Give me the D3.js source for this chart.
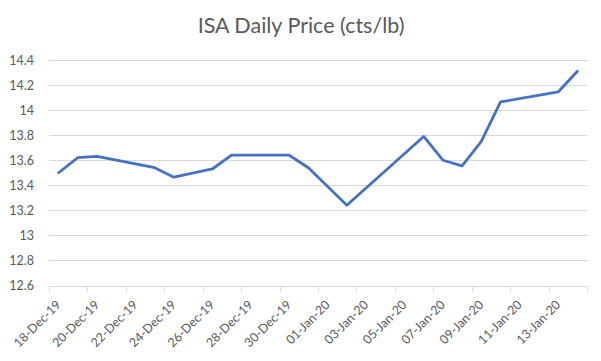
<!DOCTYPE html>
<html>
<head>
<meta charset="utf-8">
<script src="https://cdn.jsdelivr.net/npm/d3@7"></script>
<style>
  body { margin: 0; background: #fff; }
  svg { display: block; }
</style>
</head>
<body>
<script>
const width = 601;
const height = 361;

// trading days (weekends / holidays skipped)
const dates = [
  "2019-12-18", "2019-12-19", "2019-12-20", "2019-12-23", "2019-12-24",
  "2019-12-26", "2019-12-27", "2019-12-30", "2019-12-31", "2020-01-02",
  "2020-01-06", "2020-01-07", "2020-01-08", "2020-01-09", "2020-01-10",
  "2020-01-13", "2020-01-14"
];
const prices = [
  13.50, 13.62, 13.63, 13.54, 13.465,
  13.53, 13.64, 13.64, 13.54, 13.24,
  13.79, 13.60, 13.555, 13.75, 14.065,
  14.145, 14.31
];
const yTicks = [12.6, 12.8, 13, 13.2, 13.4, 13.6, 13.8, 14, 14.2, 14.4];
const axisStart = "2019-12-18";
const axisEnd = "2020-01-15";

const font = "Lato, 'Open Sans', Arial, sans-serif";
const textColor = "#595959";
const gridColor = "#d9d9d9";

const parse = d3.utcParse("%Y-%m-%d");
const fmt = d3.utcFormat("%d-%b-%y");
const DAY = 864e5;

const svg = d3.select("body").append("svg")
  .attr("width", width)
  .attr("height", height);

svg.append("text")
  .attr("x", 301)
  .attr("y", 33)
  .attr("text-anchor", "middle")
  .attr("fill", textColor)
  .attr("font-family", font)
  .attr("font-size", 21.5)
  .text("ISA Daily Price (cts/lb)");

const x = d3.scaleUtc()
  .domain([parse(axisStart), parse(axisEnd)])
  .range([49, 587]);

const y = d3.scaleLinear()
  .domain([12.6, 14.4])
  .range([285.5, 60]);

// gridlines
svg.append("g")
  .selectAll("line")
  .data(yTicks.slice(1))
  .join("line")
  .attr("x1", x.range()[0])
  .attr("x2", x.range()[1])
  .attr("y1", (d) => Math.round(y(d)) + 0.5)
  .attr("y2", (d) => Math.round(y(d)) + 0.5)
  .attr("stroke", gridColor)
  .attr("stroke-width", 1);

// y labels
svg.append("g")
  .selectAll("text")
  .data(yTicks)
  .join("text")
  .attr("x", 34)
  .attr("y", (d) => y(d) + 4.5)
  .attr("text-anchor", "end")
  .attr("fill", textColor)
  .attr("font-family", font)
  .attr("font-size", 12.5)
  .text((d) => d3.format("~g")(d));

// x axis line and tick marks, every second day from the axis start
const xTicks = d3.utcDay
  .range(parse(axisStart), new Date(parse(axisEnd).getTime() + 1))
  .filter((d, i) => i % 2 === 0);
const xAxis = svg.append("g");
xAxis.append("line")
  .attr("x1", x.range()[0])
  .attr("x2", x.range()[1])
  .attr("y1", Math.round(y(12.6)) + 0.5)
  .attr("y2", Math.round(y(12.6)) + 0.5)
  .attr("stroke", gridColor);
xAxis.selectAll("line.tick")
  .data(xTicks)
  .join("line")
  .attr("class", "tick")
  .attr("x1", (d) => Math.round(x(d)) + 0.5)
  .attr("x2", (d) => Math.round(x(d)) + 0.5)
  .attr("y1", Math.round(y(12.6)) + 0.5)
  .attr("y2", Math.round(y(12.6)) + 5.5)
  .attr("stroke", gridColor);

// x labels, centred on their day slot, rotated
xAxis.selectAll("text")
  .data(xTicks.filter((d) => d < parse(axisEnd)))
  .join("text")
  .attr("transform", (d) => `translate(${x(new Date(d.getTime() + DAY / 2)) + 3},${y(12.6) + 20}) rotate(-45)`)
  .attr("text-anchor", "end")
  .attr("fill", textColor)
  .attr("font-family", font)
  .attr("font-size", 12.5)
  .text((d) => fmt(d));

// price line
const points = dates.map((d, i) => [new Date(parse(d).getTime() + DAY / 2), prices[i]]);
svg.append("path")
  .datum(points)
  .attr("fill", "none")
  .attr("stroke", "#4472c4")
  .attr("stroke-width", 2.8)
  .attr("stroke-linejoin", "round")
  .attr("stroke-linecap", "round")
  .attr("d", d3.line().x((d) => x(d[0])).y((d) => y(d[1])));
</script>
</body>
</html>
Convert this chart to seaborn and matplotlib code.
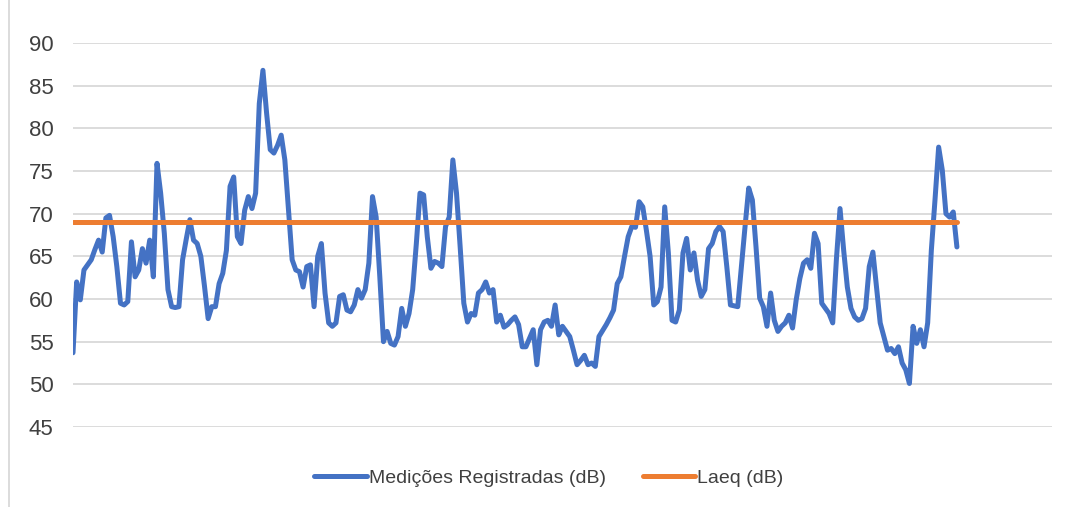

***

■ Stated goal ■
Give only the number of lines in the records that contain the string "chart".

■ The answer ■
2